使用IDEA 构建入门级程序以及问题解决

本文介绍了如何使用IDEA构建Spark Scala入门级程序,包括下载安装Spark、IDEA和Scala,配置环境变量,解决启动Spark时遇到的问题。在IDEA中打包jar文件时遇到错误,如'job has not accepted any resources',通过设置master URL为'spark://192.168.1.118:7077'来解决。此外,还提到了Spark与Scala版本兼容性问题,将Scala从2.11.5降至2.10.4以解决问题。最后,针对本地测试时出现的'ClassNotFoundException',提供了相应的解决方法。
摘要由CSDN通过智能技术生成

     首先下载并且安装

    spark

    IDEA

    scala 

    配置环境变量

       vim /etc/profile 的配置

    export JAVA_HOME=/usr/java/jdk1.7.0_60
    export HADOOP_HOME=/itcast/hadoop-2.2.0
    export apache=/java/apache-tomcat-7.0.27
    export SCALA_HOME=/itcast/scala-2.10.5
    export SPARK_HOME=/itcast/spark-1.3.0-bin-hadoop2.4
    export PATH=$PATH:$JAVA_HOME/bin:$HADOOP_HOME/bin:$HADOOP_HOME/sbin:$apache/bin:$SCALA_HOME/bin:$SPARK_HOME/bin


     

       spark conf 配置文件 spark-env.sh.template 修改spark-env.sh

      
        export SCALA_HOME=/itcast/scala-2.10.5
        export JAVA_HOME=/usr/java/jdk1.7.0_60
        export SPARK_MASTER_IP=192.168.1.118
        export SPARK_WORKER_MEMORY=3000m
        export master=spark://192.168.1.118:7070
        
      slaves 配置worker 工作节点  
       由于采用本地模式,因此我们master 跟worker 节点在同一台机器上。
       192.168.1.118

      

      启动spark

       start-all.sh 启动完成后,jps 查看进程 master 跟worker 进程。
       然后通过浏览器查看
       
       http://192.168.1.118:8080

      


(2) idea 打包jar 文件。


    新建项目,然后把自己写的内容复制到新的项目,重新打包。
    
    idea--file---project-Structure--Artifctor  新建打入jar.
    
    
(3)在 提交任务到集群java no pointException  解决方法。

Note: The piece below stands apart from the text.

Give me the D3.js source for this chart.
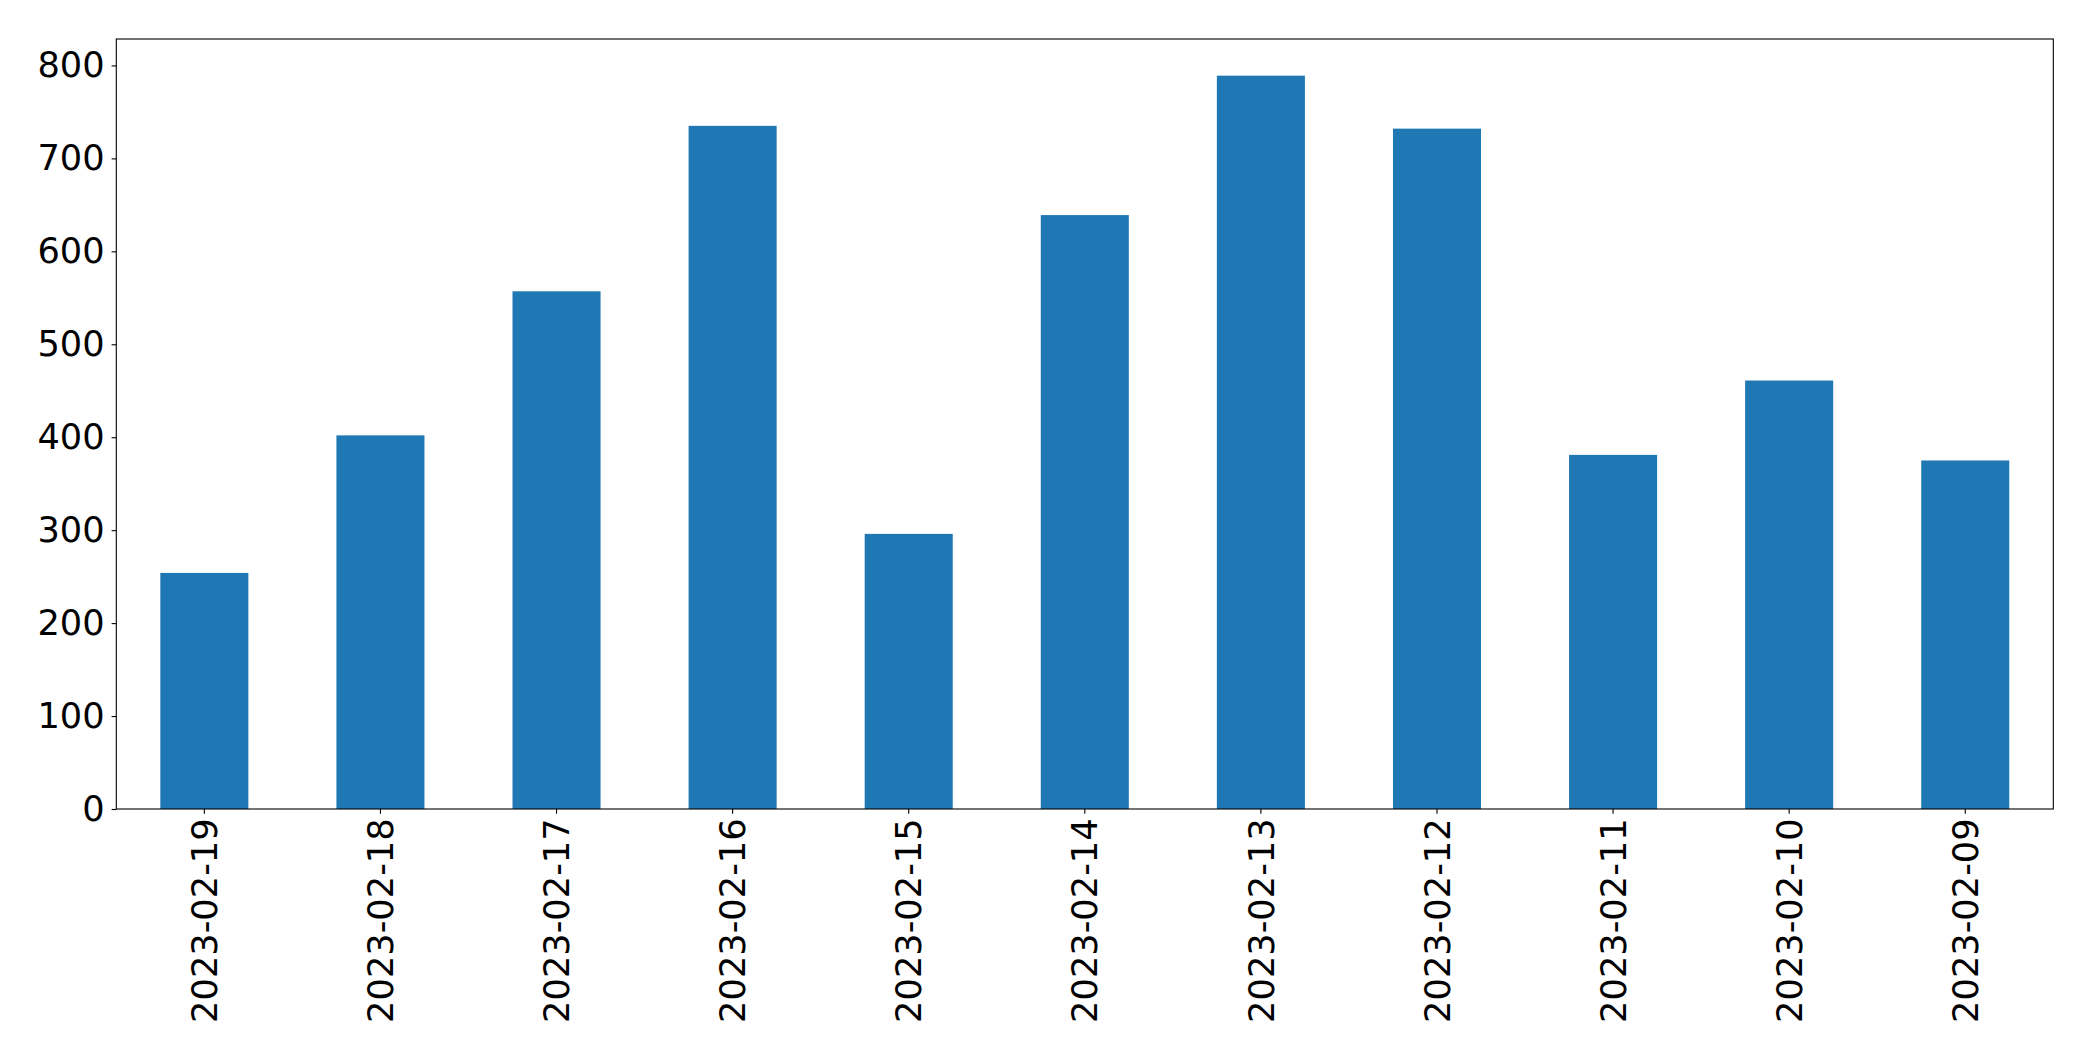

         conf.setAppName("WorldCount")
         conf.setMaster("spark://192.168.1.118:7077")
        
        

(4)解决如下错误 job has not accepted any resources; check your cluster UI to


spark WARNTaskSchedulerImpl:Initial job has not accepted any resources; check your cluster UI to
   15/03/26 22:29:36 WARN TaskSchedulerImpl: Initial job has not accepted any resources; check your cluster UI to ensure that workers are registered and have sufficient memory 15/03/26 22:29:51 WARN TaskSchedulerImpl: Initial job has not accepted any resources; check your cluster UI to ensure that workers are registered and have sufficient memory 15/03/26 22:30:06 WARN TaskSchedulerImpl: Initial job has not accepted any resources; check your cluster UI to ensure that workers are registered and have sufficient memory 15/03/26 22:30:21 WARN TaskSchedulerImpl: Initial job has not accepted any resources; check your cluster UI to ensure that workers are registered and have sufficient memory
   
   从警告信息上看,初始化job时没有获取到任何资源;提示检查集群,确保workers可以被注册并有足够的内存资源。

如上问题产生的原因是多方面的,可能原因如下:

    1.因为提交任务的节点不能和spark工作节点交互,因为提交完任务后提交任务节点上会起一个进程,展示任务进度,大多端口为4044,工作节点需要反馈进度给该该端口,所以如果主机名或者IP在hosts中配置不正确。所以检查下主机名和ip是否配置正确

    2.有可能是内存不足

      检查内存

       conf.set("spark.executor.memory", "3000m")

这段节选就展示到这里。